#### [Information shown]

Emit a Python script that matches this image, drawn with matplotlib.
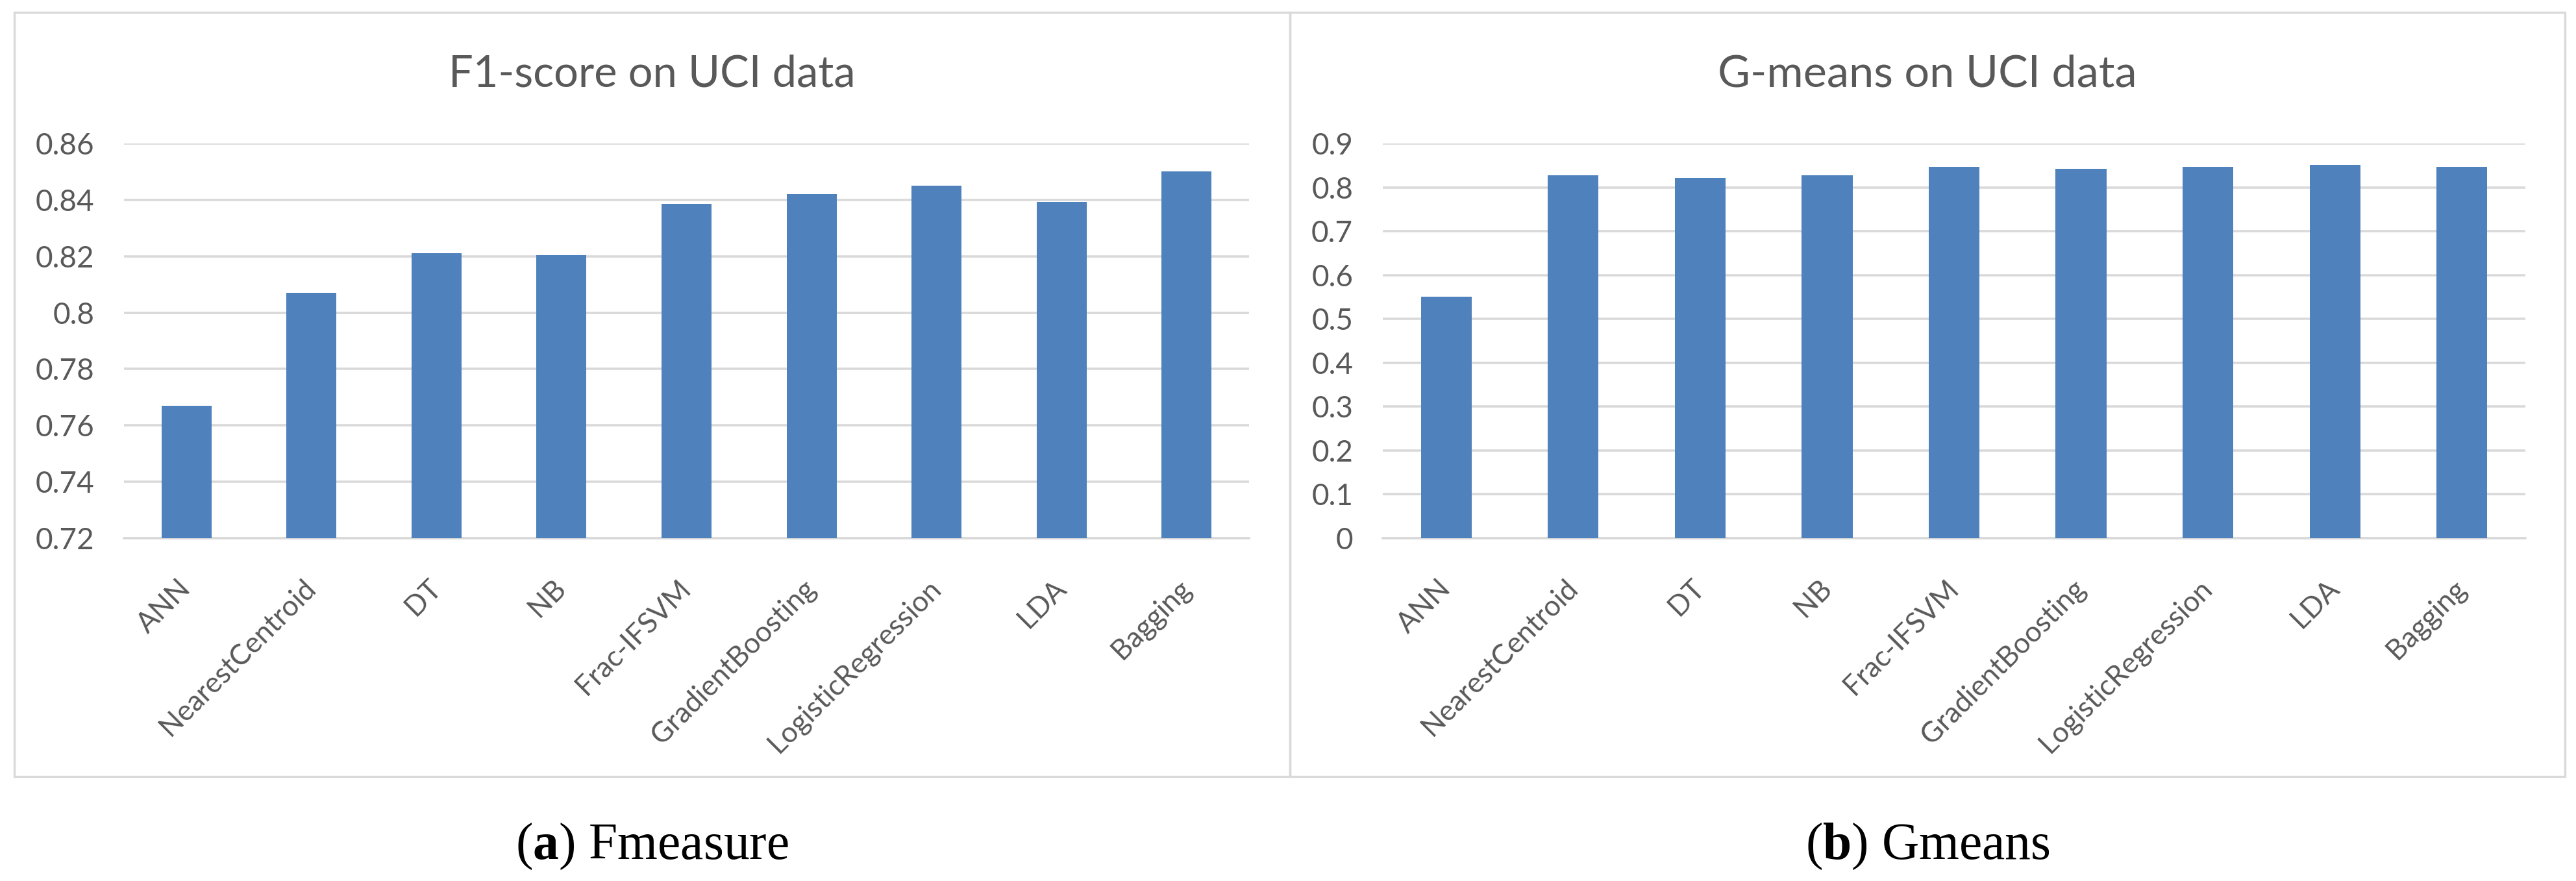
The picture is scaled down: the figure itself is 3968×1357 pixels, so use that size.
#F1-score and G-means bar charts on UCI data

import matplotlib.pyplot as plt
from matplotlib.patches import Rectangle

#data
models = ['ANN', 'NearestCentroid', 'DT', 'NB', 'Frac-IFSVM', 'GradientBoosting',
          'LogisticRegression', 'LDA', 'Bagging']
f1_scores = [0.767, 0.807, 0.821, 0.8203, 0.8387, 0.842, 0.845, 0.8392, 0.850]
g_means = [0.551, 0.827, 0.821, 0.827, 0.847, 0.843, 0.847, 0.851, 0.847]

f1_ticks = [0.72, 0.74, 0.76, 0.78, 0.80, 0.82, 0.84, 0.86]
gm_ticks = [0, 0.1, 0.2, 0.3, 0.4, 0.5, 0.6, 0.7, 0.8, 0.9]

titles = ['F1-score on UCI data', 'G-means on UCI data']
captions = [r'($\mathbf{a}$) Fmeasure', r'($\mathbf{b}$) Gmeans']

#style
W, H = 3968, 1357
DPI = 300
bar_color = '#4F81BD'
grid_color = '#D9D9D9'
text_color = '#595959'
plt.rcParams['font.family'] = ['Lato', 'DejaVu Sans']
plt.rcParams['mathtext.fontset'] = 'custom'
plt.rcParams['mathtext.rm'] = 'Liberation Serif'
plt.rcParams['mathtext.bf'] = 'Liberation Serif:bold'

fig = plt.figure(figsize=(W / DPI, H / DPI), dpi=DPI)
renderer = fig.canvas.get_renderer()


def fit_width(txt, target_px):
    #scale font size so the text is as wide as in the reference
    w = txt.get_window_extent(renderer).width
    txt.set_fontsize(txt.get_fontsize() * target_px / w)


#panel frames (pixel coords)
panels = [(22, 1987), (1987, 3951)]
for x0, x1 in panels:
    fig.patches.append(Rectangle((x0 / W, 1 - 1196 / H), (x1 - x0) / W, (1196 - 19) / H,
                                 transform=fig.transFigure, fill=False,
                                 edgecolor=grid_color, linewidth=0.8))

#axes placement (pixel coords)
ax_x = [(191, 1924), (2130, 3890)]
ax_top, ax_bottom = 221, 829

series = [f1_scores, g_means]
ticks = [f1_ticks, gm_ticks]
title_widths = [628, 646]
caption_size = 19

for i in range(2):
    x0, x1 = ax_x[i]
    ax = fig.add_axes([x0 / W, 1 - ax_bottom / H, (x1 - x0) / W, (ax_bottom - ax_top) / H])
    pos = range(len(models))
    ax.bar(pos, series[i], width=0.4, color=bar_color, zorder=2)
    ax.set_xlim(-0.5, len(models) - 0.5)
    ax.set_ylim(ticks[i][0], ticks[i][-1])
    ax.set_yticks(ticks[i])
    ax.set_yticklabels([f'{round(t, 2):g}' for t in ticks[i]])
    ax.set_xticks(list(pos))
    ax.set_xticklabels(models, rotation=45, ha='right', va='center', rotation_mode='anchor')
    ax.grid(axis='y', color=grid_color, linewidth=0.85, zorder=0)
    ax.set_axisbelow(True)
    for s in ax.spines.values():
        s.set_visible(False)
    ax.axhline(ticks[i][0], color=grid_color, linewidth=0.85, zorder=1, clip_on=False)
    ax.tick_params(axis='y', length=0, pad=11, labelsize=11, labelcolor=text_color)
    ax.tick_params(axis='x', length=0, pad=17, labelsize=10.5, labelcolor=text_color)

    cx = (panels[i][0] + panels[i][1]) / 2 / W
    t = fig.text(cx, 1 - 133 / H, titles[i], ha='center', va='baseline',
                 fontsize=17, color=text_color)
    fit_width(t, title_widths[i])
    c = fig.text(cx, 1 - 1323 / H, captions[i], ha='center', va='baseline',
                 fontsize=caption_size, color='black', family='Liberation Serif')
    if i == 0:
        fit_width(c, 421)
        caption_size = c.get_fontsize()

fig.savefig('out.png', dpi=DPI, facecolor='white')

#### [Written instruction]
Give again, word for word, every line from the top of the data above to the line holding "from matplotlib.patches import Rectangle", inclusive, with the pictures left out.

#### [Completed exercise]
Emit a Python script that matches this image, drawn with matplotlib.
The picture is scaled down: the figure itself is 3968×1357 pixels, so use that size.
#F1-score and G-means bar charts on UCI data

import matplotlib.pyplot as plt
from matplotlib.patches import Rectangle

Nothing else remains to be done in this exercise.